Ini bukan kali pertama institusi keamanan digunakan untuk menargetkan kritik sipil. Dalam konteks Ferry, yang baru saja menutup akun X-nya pada April 2025 karena khawatir pelacakan IP dan privasi, kunjungan TNI ke polisi ini terlihat seperti langkah intimidasi.
Ferry sendiri merespons dengan tegas: “Saya tidak pernah dididik jadi pengecut atau penakut,” sambil menegaskan kesiapannya menghadapi proses hukum dan membantah klaim TNI bahwa ia sulit dihubungi. Respons ini justru menunjukkan keteguhan seorang aktivis, bukan pelaku pidana yang kabur.

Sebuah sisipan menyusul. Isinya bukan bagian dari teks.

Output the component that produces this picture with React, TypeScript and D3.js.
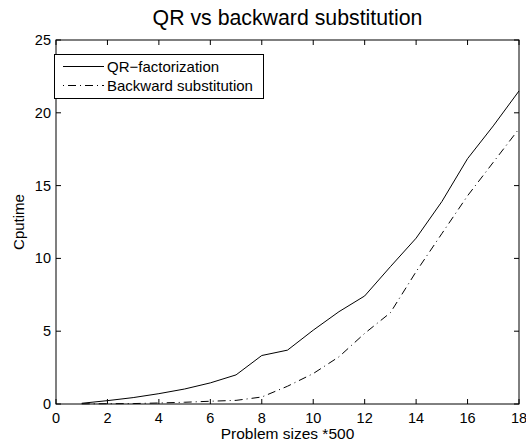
import React from "react";
import * as d3 from "d3";

const problemSizes = [1, 2, 3, 4, 5, 6, 7, 8, 9, 10, 11, 12, 13, 14, 15, 16, 17, 18];
const qrTimes = [0.05, 0.23, 0.44, 0.71, 1.03, 1.45, 2.0, 3.33, 3.7, 5.07, 6.34, 7.42, 9.43, 11.39, 13.9, 16.85, 19.1, 21.5];
const backTimes = [0.01, 0.02, 0.03, 0.07, 0.12, 0.19, 0.25, 0.48, 1.22, 2.09, 3.24, 4.85, 6.27, 9.09, 11.7, 14.3, 16.6, 18.9];
const xTicks = [0, 2, 4, 6, 8, 10, 12, 14, 16, 18];
const yTicks = [0, 5, 10, 15, 20, 25];
const seriesNames = ["QR\u2212factorization", "Backward substitution"];

const W = 526;
const H = 444;
const left = 56;
const right = 519;
const top = 40;
const bottom = 404;
const FONT = "'Liberation Sans', Arial, Helvetica, sans-serif";

export default function App() {
  const x = d3.scaleLinear().domain([0, 18]).range([left, right]);
  const y = d3.scaleLinear().domain([0, 25]).range([bottom, top]);
  const line = d3
    .line<number>()
    .x((_, i) => x(problemSizes[i]))
    .y((d) => y(d));
  const tl = 5;
  const dash = "8,4,1,4";

  return (
    <svg
      width={W}
      height={H}
      style={{ position: "absolute", left: 0, top: 0, background: "#fff" }}
      fontFamily={FONT}
    >
      <rect x={0} y={0} width={W} height={H} fill="#fff" />
      {/* data lines */}
      <path d={line(qrTimes) || ""} fill="none" stroke="#000" strokeWidth={1} />
      <path d={line(backTimes) || ""} fill="none" stroke="#000" strokeWidth={1} strokeDasharray={dash} />

      {/* axes box */}
      <rect x={left} y={top} width={right - left} height={bottom - top} fill="none" stroke="#000" strokeWidth={1} />
      {xTicks.map((t) => (
        <g key={"x" + t}>
          <line x1={x(t)} x2={x(t)} y1={bottom} y2={bottom - tl} stroke="#000" />
          <line x1={x(t)} x2={x(t)} y1={top} y2={top + tl} stroke="#000" />
          <text x={x(t)} y={423} fontSize={14.5} textAnchor="middle" fill="#000">
            {t}
          </text>
        </g>
      ))}
      {yTicks.map((t) => (
        <g key={"y" + t}>
          <line x1={left} x2={left + tl} y1={y(t)} y2={y(t)} stroke="#000" />
          <line x1={right} x2={right - tl} y1={y(t)} y2={y(t)} stroke="#000" />
          <text x={51} y={y(t) + 5} fontSize={14.5} textAnchor="end" fill="#000">
            {t}
          </text>
        </g>
      ))}

      {/* labels */}
      <text x={(left + right) / 2} y={25} fontSize={21.3} textAnchor="middle" fill="#000">
        QR vs backward substitution
      </text>
      <text x={(left + right) / 2} y={439} fontSize={15.5} textAnchor="middle" fill="#000">
        Problem sizes *500
      </text>
      <text
        transform={`translate(24,${(top + bottom) / 2}) rotate(-90)`}
        fontSize={15}
        textAnchor="middle"
        fill="#000"
      >
        Cputime
      </text>

      {/* legend */}
      <rect x={54.5} y={54.5} width={209} height={44} fill="#fff" stroke="#000" strokeWidth={1} />
      <line x1={63} x2={104} y1={66.5} y2={66.5} stroke="#000" />
      <text x={107} y={71.5} fontSize={15} fill="#000">
        {seriesNames[0]}
      </text>
      <line x1={63} x2={104} y1={85.5} y2={85.5} stroke="#000" strokeDasharray={"1,4,8,4"} />
      <text x={107} y={91} fontSize={15} fill="#000">
        {seriesNames[1]}
      </text>
    </svg>
  );
}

Lebih jauh, keterlibatan TNI dalam urusan sipil ini melanggar prinsip pemisahan kewenangan. UU Pertahanan Negara Nomor 3 Tahun 2002 membatasi peran TNI pada ancaman militer, sementara pidana umum seperti hoaks atau ujaran kebencian jika itu yang dimaksud adalah domain kepolisian dan peradilan sipil.
Dengan mendatangi Polda Metro Jaya, TNI seolah “melempar bola panas” ke polisi, tapi proses ini menimbulkan persepsi bahwa militer sedang memanfaatkan wewenangnya untuk menekan oposisi. Seperti yang dikritik oleh pegiat hak asasi manusia, langkah ini bisa menimbulkan “kekebalan hukum” bagi militer dan ketidakadilan bagi warga sipil.
Ancaman terhadap Kebebasan Berpendapat: Pola yang Berulang
Ruang siber seharusnya menjadi arena demokrasi, di mana warga seperti Ferry bisa menyuarakan kritik tanpa takut diburu. Pasal 28E ayat (3) UUD 1945 menjamin kebebasan berekspresi, selama tidak melanggar batas hukum. Namun, kasus Ferry mirip dengan pola pembungkaman aktivis lain, seperti Direktur Lokataru Foundation yang ditetapkan tersangka atas dugaan penghasutan pasca-demonstrasi.
Di media sosial, reaksi publik pun membara: banyak yang mempertanyakan apakah TNI sedang “mencuci tangan” atas isu demonstrasi dengan menjadikan Ferry kambing hitam.
Ini bukan sekadar isu individu. Jika Satuan Siber TNI terus digunakan untuk “patroli” konten sipil, kita berisiko masuk ke era di mana setiap kritik politik dianggap “ancaman siber.”
Bayangkan: seorang konten kreator dengan 1,92 juta pengikut di YouTube diburu karena membahas darurat militer atau tuntutan rakyat. Apakah ini pertahanan negara, atau malah erosi demokrasi? Amnesty International Indonesia pernah menyoroti risiko ini, menyebutnya sebagai “persepsi ketidakadilan” yang bisa memicu ketidakpercayaan publik terhadap institusi.
Kesimpulan: Kembalikan Satuan Siber ke Mandat Asli
Satuan Siber TNI harus kembali ke peran utamanya: deteksi dini ancaman siber nyata, seperti serangan hacker negara asing atau sabotase digital terhadap infrastruktur vital. Bukan menjadi “polisi pikiran” yang mengintimidasi aktivis seperti Ferry Irwandi. Pemerintah perlu menegaskan batas wewenang ini, agar ruang siber tetap menjadi tempat bebas berekspresi, bukan arena perburuan.
Kasus ini adalah pengingat: demokrasi kuat ketika suara kritis dilindungi, bukan dibungkam. Jika tidak, kita bukan hanya kehilangan aktivis seperti Ferry, tapi juga esensi kebebasan yang kita perjuangkan sejak Reformasi 1998. Waktunya bertindak sebelum terlambat.